### STATED EXERCISE
Begin at the first line of the data and copy each line through the one containing "from matplotlib.ticker import", that line included, with no pictures.

### GIVEN MATERIAL
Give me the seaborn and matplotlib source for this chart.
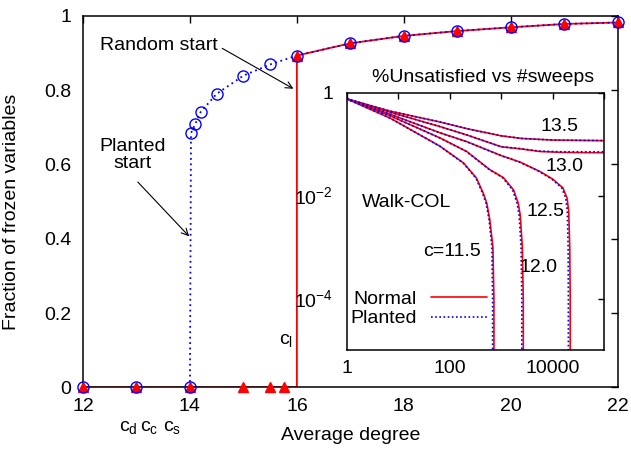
import matplotlib
matplotlib.use("Agg")
import pandas as pd
import matplotlib.pyplot as plt
import seaborn as sns
from matplotlib.lines import Line2D
from matplotlib.ticker import FixedLocator, FixedFormatter

# main panel: fraction of frozen variables vs average degree
planted_c = [12, 13, 14, 14.02, 14.1, 14.2, 14.5, 15, 15.5, 16, 17, 18, 19, 20, 21, 22]
planted_frozen = [0, 0, 0, 0.684, 0.709, 0.741, 0.790, 0.839, 0.869, 0.893,
                  0.926, 0.946, 0.959, 0.969, 0.978, 0.982]
random_c = [12, 13, 14, 15, 15.5, 15.75, 16, 16, 17, 18, 19, 20, 21, 22]
random_frozen = [0, 0, 0, 0, 0, 0, 0, 0.893, 0.926, 0.946, 0.959, 0.969, 0.978, 0.982]

# thresholds marked under the x axis
thr_pos = [12.84, 13.23, 13.67]
thr_labels = ["c$_\\mathrm{d}$", "c$_\\mathrm{c}$", "c$_\\mathrm{s}$"]

# inset: fraction of unsatisfied constraints vs sweeps (Walk-COL)
sweeps_115 = [1, 7, 65, 186, 330, 450, 525, 600, 690, 722, 725]
unsat_115 = [0.76, 0.32, 0.091, 0.043, 0.022, 0.011, 0.0071, 0.0034, 0.001, 1e-4, 1e-7]
planted_sweeps_115 = [1, 7, 64, 182, 322, 435, 508, 580, 660, 680, 682]

sweeps_120 = [1, 7, 65, 214, 600, 1100, 1740, 2140, 2340, 2570, 2680, 2690]
unsat_120 = [0.76, 0.355, 0.132, 0.072, 0.032, 0.0224, 0.0129, 0.0071, 0.0042, 0.001, 1e-4, 1e-7]
planted_sweeps_120 = [1, 7, 64, 210, 585, 1060, 1660, 2030, 2220, 2430, 2510, 2515]

sweeps_125 = [1, 7, 65, 214, 1000, 2340, 5620, 10000, 15800, 19000, 20400, 21400, 21850, 21900]
unsat_125 = [0.76, 0.38, 0.166, 0.112, 0.060, 0.0447, 0.0295, 0.0209, 0.0141, 0.0089,
             0.005, 0.001, 1e-4, 1e-7]
planted_sweeps_125 = [1, 7, 64, 210, 980, 2280, 5450, 9600, 15000, 17900, 19200, 19900, 20100, 20150]

sweeps_130 = [1, 7, 65, 214, 1000, 2340, 5620, 15800, 100000]
unsat_130 = [0.76, 0.417, 0.219, 0.151, 0.089, 0.081, 0.072, 0.069, 0.068]
planted_unsat_130 = [0.76, 0.417, 0.219, 0.151, 0.089, 0.082, 0.073, 0.071, 0.071]

sweeps_135 = [1, 7, 65, 214, 1000, 2500, 10000, 100000]
unsat_135 = [0.76, 0.437, 0.269, 0.200, 0.145, 0.129, 0.120, 0.117]

rows = []
for c, s, u, ps, pu in [
    ("11.5", sweeps_115, unsat_115, planted_sweeps_115, unsat_115),
    ("12.0", sweeps_120, unsat_120, planted_sweeps_120, unsat_120),
    ("12.5", sweeps_125, unsat_125, planted_sweeps_125, unsat_125),
    ("13.0", sweeps_130, unsat_130, sweeps_130, planted_unsat_130),
    ("13.5", sweeps_135, unsat_135, sweeps_135, unsat_135),
]:
    for a, b in zip(s, u):
        rows.append({"c": c, "start": "Normal", "sweeps": a, "unsat": b})
    for a, b in zip(ps, pu):
        rows.append({"c": c, "start": "Planted", "sweeps": a, "unsat": b})
walk = pd.DataFrame(rows)

sns.set_theme(style="white", rc={
    "axes.edgecolor": "black", "text.color": "black", "axes.labelcolor": "black",
    "xtick.color": "black", "ytick.color": "black", "axes.linewidth": 1.1,
})
plt.rcParams["font.family"] = ["Liberation Sans", "DejaVu Sans"]
plt.rcParams["mathtext.fontset"] = "custom"
plt.rcParams["mathtext.rm"] = "Liberation Sans"
plt.rcParams["mathtext.it"] = "Liberation Sans:italic"
plt.rcParams["mathtext.default"] = "regular"
FS = 14

fig = plt.figure(figsize=(6.31, 4.49), dpi=100)
ax = fig.add_axes([0.1315, 0.1374, 0.8475, 0.8274])

# lines (under the spines so the parts along y=0 are hidden)
sns.lineplot(x=random_c, y=random_frozen, sort=False, estimator=None, color="red",
             lw=1.3, ax=ax, zorder=2)
sns.lineplot(x=planted_c[2:], y=planted_frozen[2:], sort=False, estimator=None, color="blue",
             lw=1.3, linestyle=(0, (1, 2)), ax=ax, zorder=2)

# markers
marks = pd.DataFrame({"c": random_c, "f": random_frozen}).drop_duplicates("c", keep="last")
ax.plot(marks["c"], marks["f"], linestyle="none", marker="^", ms=7, color="red",
        mec="red", clip_on=False, zorder=4)
ax.plot(planted_c, planted_frozen, linestyle="none", marker="o", ms=8, mfc="none",
        mec="blue", mew=1.0, clip_on=False, zorder=5)

ax.set_xlim(12, 22)
ax.set_ylim(0, 1)
ax.set_xticks([12, 14, 16, 18, 20, 22])
ax.set_xticklabels(["12", "14", "16", "18", "20", "22"])
ax.set_yticks([0, 0.2, 0.4, 0.6, 0.8, 1])
ax.set_yticklabels(["0", "0.2", "0.4", "0.6", "0.8", "1"])
ax.xaxis.set_minor_locator(FixedLocator(thr_pos))
ax.xaxis.set_minor_formatter(FixedFormatter(thr_labels))
ax.tick_params(which="major", direction="in", length=5, width=1, top=True, right=True,
               labelsize=FS)
ax.tick_params(axis="x", which="major", pad=8)
ax.tick_params(axis="y", which="major", pad=8.5)
ax.tick_params(axis="x", which="minor", direction="out", length=18.7, width=0.8,
               top=False, labelsize=FS, pad=4)
ax.set_xlabel("Average degree", fontsize=FS)
ax.set_ylabel("Fraction of frozen variables", fontsize=FS)
ax.xaxis.set_label_coords(0.5, -0.106)
ax.yaxis.set_label_coords(-0.118, 0.473)

ax.annotate("", xy=(15.98, 0.80), xytext=(14.56, 0.916),
            arrowprops=dict(arrowstyle="->", color="black", lw=0.8,
                            mutation_scale=12))
ax.text(13.41, 0.9195, "Random start", fontsize=FS, ha="center", va="center")
ax.annotate("", xy=(14.02, 0.401), xytext=(12.99, 0.558),
            arrowprops=dict(arrowstyle="->", color="black", lw=0.8,
                            mutation_scale=12))
ax.text(12.935, 0.625, "Planted\nstart", fontsize=FS, ha="center", va="center",
        linespacing=0.95)
ax.text(15.79, 0.127, "c$_\\mathrm{l}$", fontsize=FS, ha="center", va="center")

# inset
ax_in = fig.add_axes([0.5494, 0.2205, 0.4082, 0.5731])
ax_in.set_facecolor("white")
sns.lineplot(data=walk, x="sweeps", y="unsat", hue="start", style="start", units="c",
             estimator=None, sort=False, palette={"Normal": "red", "Planted": "blue"},
             dashes={"Normal": "", "Planted": (1, 1.5)}, lw=1.2, legend=False, ax=ax_in)
ax_in.set_xscale("log")
ax_in.set_yscale("log")
ax_in.set_xlim(1, 1e5)
ax_in.set_ylim(1e-5, 1)
ax_in.xaxis.set_major_locator(FixedLocator([1, 10, 100, 1000, 1e4, 1e5]))
ax_in.xaxis.set_major_formatter(FixedFormatter(["1", "", "100", "", "10000", ""]))
ax_in.xaxis.set_minor_locator(FixedLocator([]))
ax_in.yaxis.set_major_locator(FixedLocator([1, 1e-2, 1e-4]))
ax_in.yaxis.set_major_formatter(FixedFormatter(["1", "$10^{-2}$", "$10^{-4}$"]))
ax_in.yaxis.set_minor_locator(FixedLocator([]))
ax_in.tick_params(which="major", direction="in", length=4.5, width=1, top=True, right=True,
                  labelsize=FS)
ax_in.tick_params(axis="x", pad=7.3)
ax_in.tick_params(axis="y", pad=9.8)
ax_in.set_xlabel("")
ax_in.set_ylabel("")
for sp in ax_in.spines.values():
    sp.set_linewidth(1.1)

ax_in.text(0.53, 1.06, "%Unsatisfied vs #sweeps", transform=ax_in.transAxes,
           fontsize=FS, ha="center", va="center")
ax_in.text(0.828, 0.868, "13.5", transform=ax_in.transAxes, fontsize=FS, ha="center", va="center")
ax_in.text(0.847, 0.715, "13.0", transform=ax_in.transAxes, fontsize=FS, ha="center", va="center")
ax_in.text(0.770, 0.537, "12.5", transform=ax_in.transAxes, fontsize=FS, ha="center", va="center")
ax_in.text(0.746, 0.319, "12.0", transform=ax_in.transAxes, fontsize=FS, ha="center", va="center")
ax_in.text(0.408, 0.382, "c=11.5", transform=ax_in.transAxes, fontsize=FS, ha="center", va="center")
ax_in.text(0.234, 0.572, "Walk-COL", transform=ax_in.transAxes, fontsize=FS, ha="center", va="center")

handles = [Line2D([], [], color="red", lw=1.2),
           Line2D([], [], color="blue", lw=1.2, linestyle=(0, (1, 1.5)))]
ax_in.legend(handles, ["Normal", "Planted"], loc="center", bbox_to_anchor=(0.279, 0.160),
             markerfirst=False, frameon=False, fontsize=FS, handlelength=2.9,
             handletextpad=0.72, labelspacing=0.1, borderpad=0, borderaxespad=0)

fig.savefig("out.png", dpi=100, facecolor="white")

### ANSWER FOR THIS EXERCISE
Give me the seaborn and matplotlib source for this chart.
import matplotlib
matplotlib.use("Agg")
import pandas as pd
import matplotlib.pyplot as plt
import seaborn as sns
from matplotlib.lines import Line2D
from matplotlib.ticker import FixedLocator, FixedFormatter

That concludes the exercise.